We have spent two days on the girls school worksite now and much has been accomplished. It is a joy to be serving among those from LHC, The group of men from The Agape Church in Nairobi, the Bethany College interns and the locals hired on as laborers. Men become brothers as they work together, serving Jesus. Everyone has worked hard and the heat has been intense as there is no escape from it aside from a 3 minute cold shower in the evening or a cold Coke Tim uses to keep us moving at a lunch of rice and boiled goat stew!
There is a joy that permeates everything that is happening. The vision was cast for us on day one and has been revisited each day, as to what this project will mean to this area in the future as someday so many will be saved here. Dr Kabachia expressed to us the first night that his passion was to reach those who have never heard the gospel. He said that if someday we go to Mars he would even like to share the gospel to those who live there. While this place is as different as Mars to Wisconsin, what remains the same is when God’s people serve Him there is a loving unity that happens like at no other times. My perspective has changed in that the world has shrunk as I realize that people have vision and joy all over the world. Not based in what they own, where they live or who they know, but based in a heavenly perspective of a God who loves us so.
One of the men that has quickly become a friend to me a man named Maina, he is the foreman of the school construction. He lives outside Nairobi but is working here where we are. We have worked together and have talked, and have found much in commen. In his very broken English we work to communicate and have found we are like souls in that we want to find better ways of doing what we do, growing through the investment of family and friends. I awoke this morning feeling some sadness as I missed my wife and kids, as Maina and I began working he told me about his wife and three kids. He got tearful as he expressed that he could not afford to go home to Nairobi to see them and has been gone for a month leading this job. He wondered if it was worth being away and expressed that he wanted so much more for his children than he has. He does not want them to live just “for their daily bread” as he put it. He wanted them to learn and grow and be free not to worry. My perspective quickly changed about the short week I have been without my family.
He lamented about some of the laborers, one that is 70 years old and has been a carpenter since he was a teenager, but has to continue to work just to eat each day. Maina is 41 years old just like me, he has kids the same age as mine. He has dreams and heartbreaks just like me. He feels sadness for those without a vision for more than survival, he feels many men here will not change and grow in order to have a different life. He told me how he has a passion to break the poverty cycle that traps people into not having a vision for something better. We talked a lot about the differences of building in the US verses here in Kenya. He told me he wants to do things better, but that the culture here does not like that kind of change. He finds it hard to lead, as others want to do things the same as they have always been done. He is a man who understands “the best is yet to come” and lives expecting to experience it.

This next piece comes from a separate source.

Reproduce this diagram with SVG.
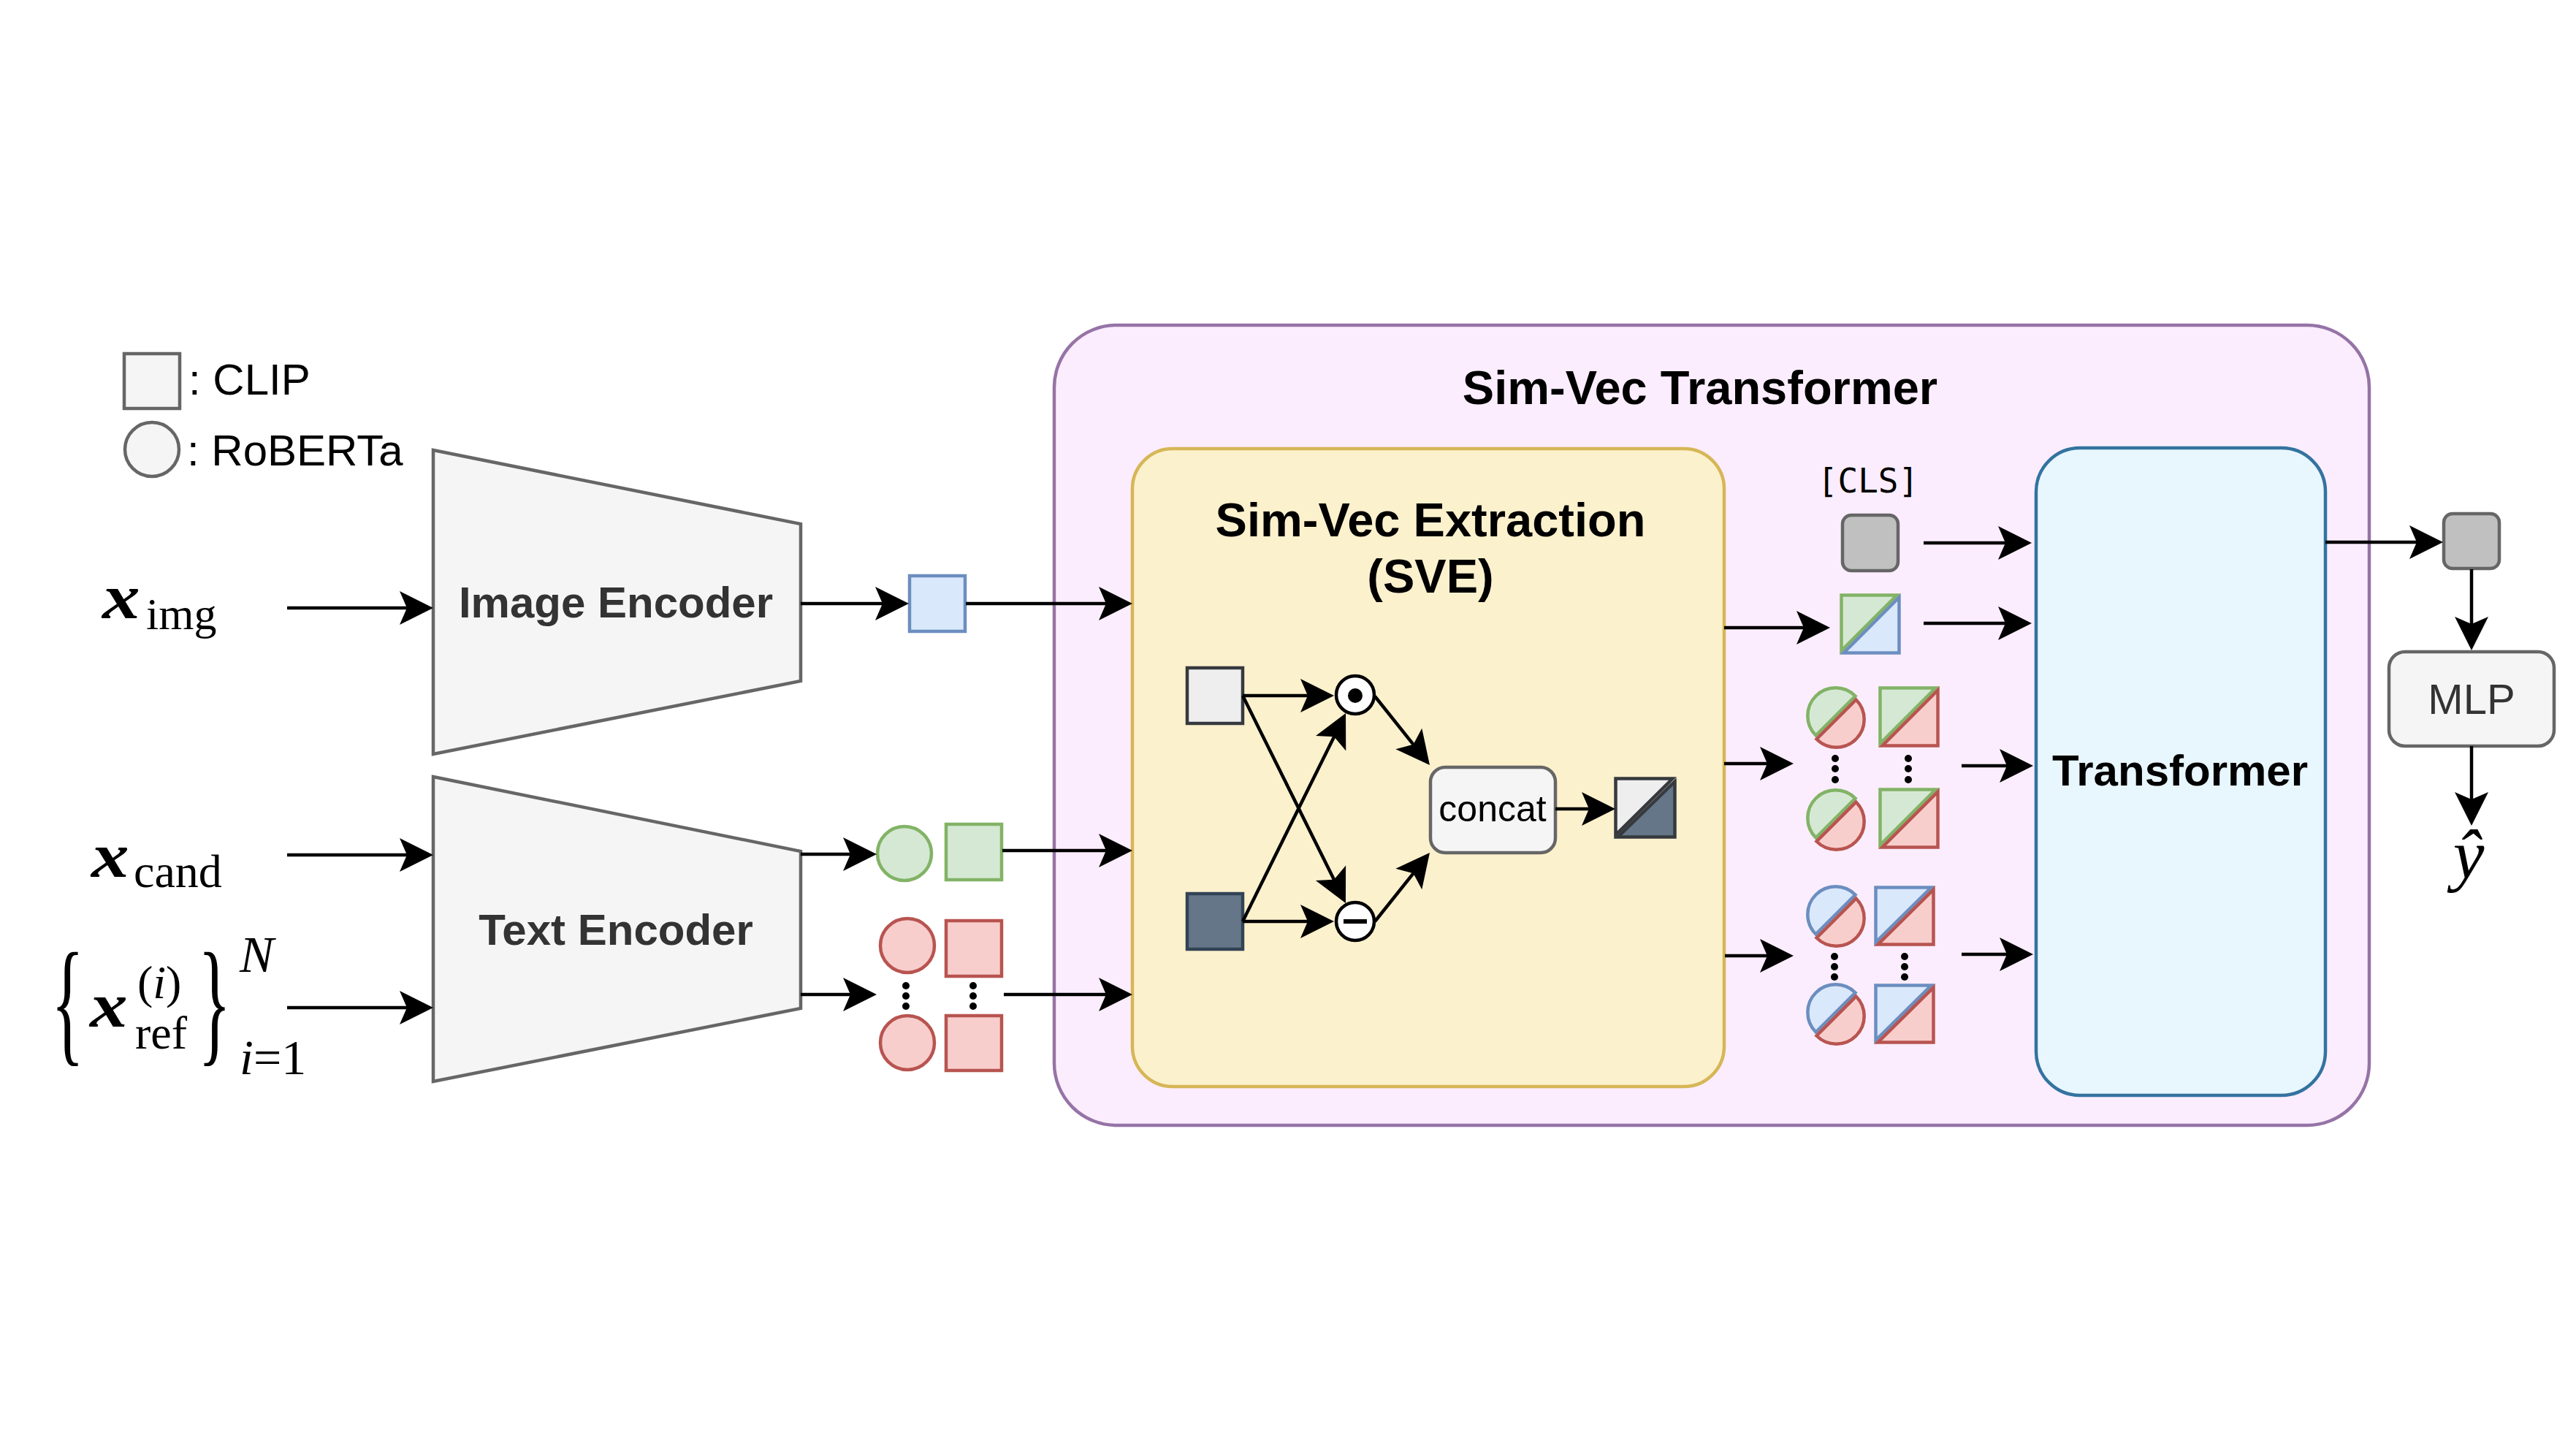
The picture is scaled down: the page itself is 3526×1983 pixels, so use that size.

My perspective has changed as God has introduced me to Maina, a man like myself who dreams big dreams, is thankful for his family and yet has little access to the tools I do to make a way for change to happen. What do I do in my own strength to make change? When do I rely totally on God for His change? Maina has no choice but to wait on God, he has no way of creating change other than that. I know I will come home with renewed strength to hear God and respond to His voice rather than my own. I ask for you to pray for Maina and for his family as they spend time apart while he manages the construction process of this school that will change life for so many. I ask for prayer also as God continues to change my perspective, that I would hear Him despite my own loud voice.